Some scientists are taking a more radical approach to cooling the earth's climate, like dumping iron dust into the ocean, hoping to grow algae blooms that suck up carbon. Or putting a giant lens between the Earth and the sun to reflect some of the sun's rays away from Earth.

It's all part of a controversial field known as geoengineering, and science writer Eli Kintisch spent three years following the men and women who believe it can work for his new book, Hack the Planet: Science's Best Hope -- or Worst Nightmare -- for Averting Climate Catastrophe.

Kintisch tells NPR's Guy Raz that many scientists see geoengineering as a sort of insurance policy. "We might face emergencies in the future which driving a Prius or putting up a windmill or putting up a solar panel will not answer," he says.

So, those scientists argue, we have to have backup plans.

One of those backup plans is known as the "Pinatubo Option." The name refers to a 1991 volcanic eruption that spewed more than 10 million tons of sulfur dioxide into the atmosphere. That blocked a small percentage of the sun's rays and cooled the planet by 1 degree Fahrenheit. One scientist imagines mimicking this volcanic cooling effect by spraying more sulfur dioxide at high altitudes.

"But cooling the planet with something like the Pinatubo Option doesn't address the underlying issues," Kintisch says. It also could have serious side effects.

"You might actually damage the ability of solar panels to take in energy, because you are blocking direct sunlight that those panels need to create energy," Kintisch warns. "So by doing geoengineering and removing direct sunlight from the planet's system, you're actually undermining the alternative energy we need to get off our fossil fuel addiction."

Another scientist is taking a different approach to geoengineering. Instead of looking to the sky for solutions, he's looking to the ocean. Victor Smetacek, a German oceanographer, is trying to cool the planet by growing carbon-absorbing gardens in parts of the ocean with little life.

In 2009, Smetacek and a team of Indian and German scientists added 6 tons of iron into a section of the Southern Ocean, which rings Antarctica, to see if they could get a massive bloom of algae to flourish. Algae growing in the ocean cools the planet by sucking in carbon dioxide. The team did get algae to grow, but it was the wrong kind of algae.

The 10-week experiment, called project LOHAFEX, is the world's largest geoengineering project to date, and, like many other geoengineering attempts, was controversial. Greenpeace and other environmental organizations demanded that LOHAFEX be stopped from the start, saying that pouring iron into the ocean amounted to pollution and violated international agreements. Some scientists feared the unintended side effects of the project.

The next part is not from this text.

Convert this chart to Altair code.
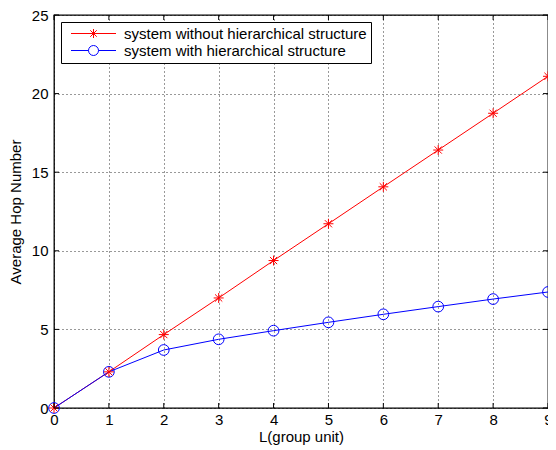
import altair as alt
import pandas as pd

L = [0, 1, 2, 3, 4, 5, 6, 7, 8, 9]
without_h = [0, 2.3, 4.67, 7.0, 9.38, 11.72, 14.07, 16.41, 18.75, 21.1]
with_h = [0, 2.3, 3.69, 4.37, 4.92, 5.45, 5.96, 6.45, 6.93, 7.38]
names = ["system without hierarchical structure", "system with hierarchical structure"]
colors = ["#ff0000", "#0000ff"]
x_ticks = [0, 1, 2, 3, 4, 5, 6, 7, 8, 9]
y_ticks = [0, 5, 10, 15, 20, 25]

W, H = 494, 393
FONT = "Liberation Sans"
FS = 15

df = pd.DataFrame({
    "L": L * 2,
    "hop": without_h + with_h,
    "series": [names[0]] * len(L) + [names[1]] * len(L),
})
xt = pd.DataFrame({"v": x_ticks})
yt = pd.DataFrame({"v": y_ticks})

xs = alt.Scale(domain=[0, 9], nice=False, zero=False)
ys = alt.Scale(domain=[0, 25], nice=False)
xax = alt.Axis(values=x_ticks, title="L(group unit)", grid=True, domain=False, ticks=False,
               labelFlush=False, labelPadding=4, titlePadding=2, format="d")
yax = alt.Axis(values=y_ticks, title="Average Hop Number", grid=True, domain=False, ticks=False,
               labelPadding=6, titlePadding=8, format="d")

STAR = "M-1,0H1M0,-1V1M-0.72,-0.72L0.72,0.72M-0.72,0.72L0.72,-0.72"
CIRC = "M1,0A1,1 0 1,1 -1,0A1,1 0 1,1 1,0"
LEG_STAR = "M-4.5,0H4.5M0,-0.9V0.9M-0.65,-0.65L0.65,0.65M-0.65,0.65L0.65,-0.65"
LEG_CIRC = "M-4.5,0H-1M1,0H4.5M1,0A1,1 0 1,1 -1,0A1,1 0 1,1 1,0"

base = alt.Chart(df)

axes_layer = base.mark_point(opacity=0).encode(
    x=alt.X("L:Q", scale=xs, axis=xax),
    y=alt.Y("hop:Q", scale=ys, axis=yax),
)

red_line = base.transform_filter(alt.datum.series == names[0]).mark_line(
    color=colors[0], strokeWidth=1).encode(x=alt.X("L:Q", scale=xs), y=alt.Y("hop:Q", scale=ys))
blue_line = base.transform_filter(alt.datum.series == names[1]).mark_line(
    color=colors[1], strokeWidth=1).encode(x=alt.X("L:Q", scale=xs), y=alt.Y("hop:Q", scale=ys))
blue_pts = base.transform_filter(alt.datum.series == names[1]).mark_point(
    shape=CIRC, size=115, color=colors[1], filled=False, opacity=1, strokeWidth=1).encode(
    x=alt.X("L:Q", scale=xs), y=alt.Y("hop:Q", scale=ys))
red_pts = base.transform_filter(alt.datum.series == names[0]).mark_point(
    shape=STAR, size=100, color=colors[0], filled=False, opacity=1, strokeWidth=1).encode(
    x=alt.X("L:Q", scale=xs), y=alt.Y("hop:Q", scale=ys))

legend = alt.Legend(title=None, orient="top-left", offset=7, padding=4,
                    strokeColor="black", fillColor="white", cornerRadius=0,
                    symbolSize=100, symbolOffset=21, labelOffset=23,
                    symbolStrokeWidth=1, labelFontSize=FS, labelFont=FONT,
                    labelColor="black", rowPadding=1, labelLimit=400)
legend_layer = base.transform_filter("false").mark_point(filled=False, opacity=1).encode(
    x=alt.X("L:Q", scale=xs), y=alt.Y("hop:Q", scale=ys),
    color=alt.Color("series:N", scale=alt.Scale(domain=names, range=colors), legend=legend, sort=names),
    shape=alt.Shape("series:N", scale=alt.Scale(domain=names, range=[LEG_STAR, LEG_CIRC]), legend=legend, sort=names),
)

bt = alt.Chart(xt).mark_rule(color="black", strokeWidth=1).encode(
    x=alt.X("v:Q", scale=xs), y=alt.value(H), y2=alt.value(H - 5))
tt = alt.Chart(xt).mark_rule(color="black", strokeWidth=1).encode(
    x=alt.X("v:Q", scale=xs), y=alt.value(0), y2=alt.value(5))
lt = alt.Chart(yt).mark_rule(color="black", strokeWidth=1).encode(
    y=alt.Y("v:Q", scale=ys), x=alt.value(0), x2=alt.value(5))
rt = alt.Chart(yt).mark_rule(color="black", strokeWidth=1).encode(
    y=alt.Y("v:Q", scale=ys), x=alt.value(W), x2=alt.value(W - 5))

chart = alt.layer(axes_layer, red_line, blue_line, blue_pts, red_pts, bt, tt, lt, rt, legend_layer).properties(
    width=W, height=H,
    background="white",
    autosize=alt.AutoSizeParams(type="none"),
    padding={"left": 46, "top": 7, "right": 0, "bottom": 44},
).configure_view(stroke="black", strokeWidth=1.3).configure_axis(
    labelFont=FONT, labelFontSize=FS, labelColor="black",
    titleFont=FONT, titleFontSize=FS, titleFontWeight="normal", titleColor="black",
    gridColor="black", gridDash=[1, 3], gridWidth=1, gridOpacity=0.8,
)

chart.save("out.html", embed_options={"renderer": "svg", "actions": False})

"In the case of fertilizing the ocean," Kintisch explains, "you might create areas that are deprived of oxygen. You might alter ecosystems in ways you don't understand. You might actually create organisms in your algae patch that put up greenhouse gasses more potent than the carbon dioxide, like methane."

Despite the potential drawbacks of geoengineering, major science organizations such as the American Geophysical Union, the Royal Society in London, and the National Academy of Sciences have all called for more geoengineering research.

"It's a bad idea whose time has come," Kintisch says.